DUI cases constitute the largest group of misdemeanor violations in many counties. Notable legal enactments: the lowering of the unlawful blood alcohol level, the addition of a statute prohibiting DUI while driving a commercial vehicle, enhanced penalties for DUI with a minor in the vehicle or the requirement that ignition interlock devices be installed in offender’s vehicles are some examples of both the public and legislative demands for stricter penalties.
Depending on the gravity, i.e. death or serious bodily injuries, property damage or criminal history of an offender, the chargeable statutes under the Vehicle Code (“VC”), 23152 (misdemeanor, no-injury) and 23153 (felony-misdemeanor injury offense), the prosecuting agency has discretion to file a DUI either as a misdemeanor with maximum county jail incarceration of 1 year, penalties and fees in the thousands, court approved DUI treatment programs, restitution to the victims, work release programs (“Caltrans’) and/or community service. Felony charges could invoke a sentence of state prison. Both mandate probation which could either be summary (simply obey all laws) or formal (mandatory meetings with an assigned probation/parole officer).
VC 23152 (a) focuses on the driver’s impairment.

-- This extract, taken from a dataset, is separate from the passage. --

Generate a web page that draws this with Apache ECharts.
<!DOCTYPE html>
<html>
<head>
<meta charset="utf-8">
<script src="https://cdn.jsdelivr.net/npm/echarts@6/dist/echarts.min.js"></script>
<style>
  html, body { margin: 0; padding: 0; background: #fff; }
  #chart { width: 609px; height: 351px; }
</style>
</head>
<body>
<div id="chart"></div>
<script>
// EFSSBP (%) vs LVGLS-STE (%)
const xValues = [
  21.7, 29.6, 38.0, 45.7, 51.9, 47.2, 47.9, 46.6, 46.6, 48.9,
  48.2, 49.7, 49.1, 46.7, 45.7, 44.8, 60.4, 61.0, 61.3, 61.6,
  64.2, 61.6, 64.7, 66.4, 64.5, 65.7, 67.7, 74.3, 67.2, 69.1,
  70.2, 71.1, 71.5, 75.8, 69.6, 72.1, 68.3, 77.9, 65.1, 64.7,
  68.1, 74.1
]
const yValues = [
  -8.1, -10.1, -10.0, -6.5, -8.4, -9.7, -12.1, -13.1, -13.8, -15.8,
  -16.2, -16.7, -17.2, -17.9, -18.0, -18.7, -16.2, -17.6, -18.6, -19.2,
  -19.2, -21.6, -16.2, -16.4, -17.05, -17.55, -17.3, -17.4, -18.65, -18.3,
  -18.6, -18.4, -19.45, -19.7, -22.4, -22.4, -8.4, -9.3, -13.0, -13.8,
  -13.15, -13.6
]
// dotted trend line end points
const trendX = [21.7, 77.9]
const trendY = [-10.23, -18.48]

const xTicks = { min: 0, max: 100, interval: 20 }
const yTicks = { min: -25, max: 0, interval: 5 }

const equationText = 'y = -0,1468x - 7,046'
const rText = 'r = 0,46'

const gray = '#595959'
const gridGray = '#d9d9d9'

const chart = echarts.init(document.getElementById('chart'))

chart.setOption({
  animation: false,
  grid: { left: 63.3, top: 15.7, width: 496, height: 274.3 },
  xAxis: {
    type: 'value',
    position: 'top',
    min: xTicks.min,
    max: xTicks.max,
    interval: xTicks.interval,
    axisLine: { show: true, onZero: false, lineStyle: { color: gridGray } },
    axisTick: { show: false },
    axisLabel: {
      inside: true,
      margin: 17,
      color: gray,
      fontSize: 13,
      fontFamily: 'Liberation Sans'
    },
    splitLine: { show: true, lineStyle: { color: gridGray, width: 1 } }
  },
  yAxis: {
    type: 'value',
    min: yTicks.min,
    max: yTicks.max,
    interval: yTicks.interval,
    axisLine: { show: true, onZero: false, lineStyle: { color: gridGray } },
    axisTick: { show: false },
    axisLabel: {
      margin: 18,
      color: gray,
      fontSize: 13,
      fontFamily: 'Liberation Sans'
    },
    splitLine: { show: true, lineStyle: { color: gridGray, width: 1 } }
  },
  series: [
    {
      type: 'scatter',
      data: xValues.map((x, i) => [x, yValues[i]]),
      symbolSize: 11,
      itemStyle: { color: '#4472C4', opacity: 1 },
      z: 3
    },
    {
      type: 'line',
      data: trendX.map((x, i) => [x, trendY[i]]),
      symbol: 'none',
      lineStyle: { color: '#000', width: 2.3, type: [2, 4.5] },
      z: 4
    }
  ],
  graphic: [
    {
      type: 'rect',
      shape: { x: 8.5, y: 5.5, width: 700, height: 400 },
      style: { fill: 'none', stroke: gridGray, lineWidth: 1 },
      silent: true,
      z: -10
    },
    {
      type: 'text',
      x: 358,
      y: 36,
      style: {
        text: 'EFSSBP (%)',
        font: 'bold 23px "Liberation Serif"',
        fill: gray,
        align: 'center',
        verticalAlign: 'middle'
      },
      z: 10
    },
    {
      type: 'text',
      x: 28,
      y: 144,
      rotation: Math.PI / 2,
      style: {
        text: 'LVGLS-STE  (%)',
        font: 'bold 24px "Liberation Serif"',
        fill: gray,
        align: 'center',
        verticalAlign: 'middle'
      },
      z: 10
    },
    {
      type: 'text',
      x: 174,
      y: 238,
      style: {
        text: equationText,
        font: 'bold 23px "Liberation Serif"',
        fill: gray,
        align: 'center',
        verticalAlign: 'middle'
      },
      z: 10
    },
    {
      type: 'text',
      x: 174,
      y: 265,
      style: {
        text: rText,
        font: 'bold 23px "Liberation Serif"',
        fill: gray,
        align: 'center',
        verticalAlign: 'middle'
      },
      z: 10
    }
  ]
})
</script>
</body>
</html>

A person is under the influence of an alcoholic beverage or drug or under the combined influence of both when as a result of drinking an alcoholic beverage or using the drug, the person’s physical or mental abilities are IMPAIRED to such a degree that the person no longer has the ability to drive a vehicle with the caution characteristic of a sober person of ordinary prudence, under the same or similar circumstances.
While the common public perception is that the person must be “DRUNK”, the legal standard is an objective test of “IMPAIRMENT.” Consequently, when I was a prosecutor, I never used the word “drunk” to describe the defendant. I always used the word impaired. Why? Individuals manifest the physical description of being drunk, such as, “slurred speech, red/bloodshot eyes, the smell of alcohol emitting from their breath or person” differently. Simply put, some are “better drunks” than others. Thus, the crucial debated question between a prosecutor and a defense attorney is defining impairment.
VC 23152 (b) prohibits driving at a time when the driver’s blood alcohol level is 0.08 percent or more by weight. The crux of the inquiry that the prosecution must prove beyond a reasonable doubt to the jury is that “AT THE TIME OF DRIVING”, the blood alcohol level is 0.08 and above. As for the defense, it must sway the jurors to find that offender’s blood alcohol level was at the level of 0.08 “AT THE TIME OF TESTING” but not at the time of driving. Clearly, hiring a good defense attorney to focus on this critical difference is key whether a defendant will be found guilty or not.
DUI OFFENDERS BETWEEN THE AGES OF 13 AND 21: These offenders are subject to a mandatory driver’s license suspension (if licensed), or a 1 year delay in issuing a driver’s license (if unlicensed) upon conviction for a first offense whether in adult or juvenile court.
VC 23157: authorizes police officers to give immediate notice of license suspensions to person who refuse to take or complete a chemical test. The officer is also permitted to confiscate the person’s license and issue a temporary 45-day driving permit. Enhancements for willful refusal to take or complete chemical tests: (1) first time: 48 hours in jail; (2) second: 96 hours (3) third: 10 days in jail (4) fourth or above: 18 days.
DEPARTMENT OF MOTOR VEHICLE (“DMV”) ADMINISTRATIVE HEARINGS VS. CRIMINAL COURT TRIALS: These are 2 very different and distinct arenas when one is arrested for a DUI. The DMV hearing is an administrative proceeding regarding your driving privilege and the circumstances surrounding the arrest, not whether you are innocent or guilty of a criminal act. In the DMV hearing, the questioning is generally limited to the following: (1) Did the police have reasonable cause to believe you were driving a vehicle in violation of certain VC statutes? (2) Were you lawfully arrested? (3) Were you driving a vehicle with a blood alcohol level of 0.08 or more?
An arrestee is not required to request a DMV hearing; however, a good criminal defense attorney will request either a telephonic or an in-person proceeding with a DMV hearing officer. Moreover, a defense attorney should advice you accordingly in obtaining a restricted driver’s license after one month of the suspension.
A DUI conviction WILL increase your car insurance and require payments of fines and penalties that could total in the thousands. Based on the facts of the case, an effective attorney may attack the legality of the traffic stop and subsequent arrest. If an attorney is successful in proving to the court that the traffic stop was invalid, the criminal case will be dismissed. This conclusion in the criminal arena may initiate a favorable set aside of your license suspension by the DMV. In a nutshell, hiring an effective criminal defense lawyer immediately to fight your DUI arrest is critical in obtaining a favorable result.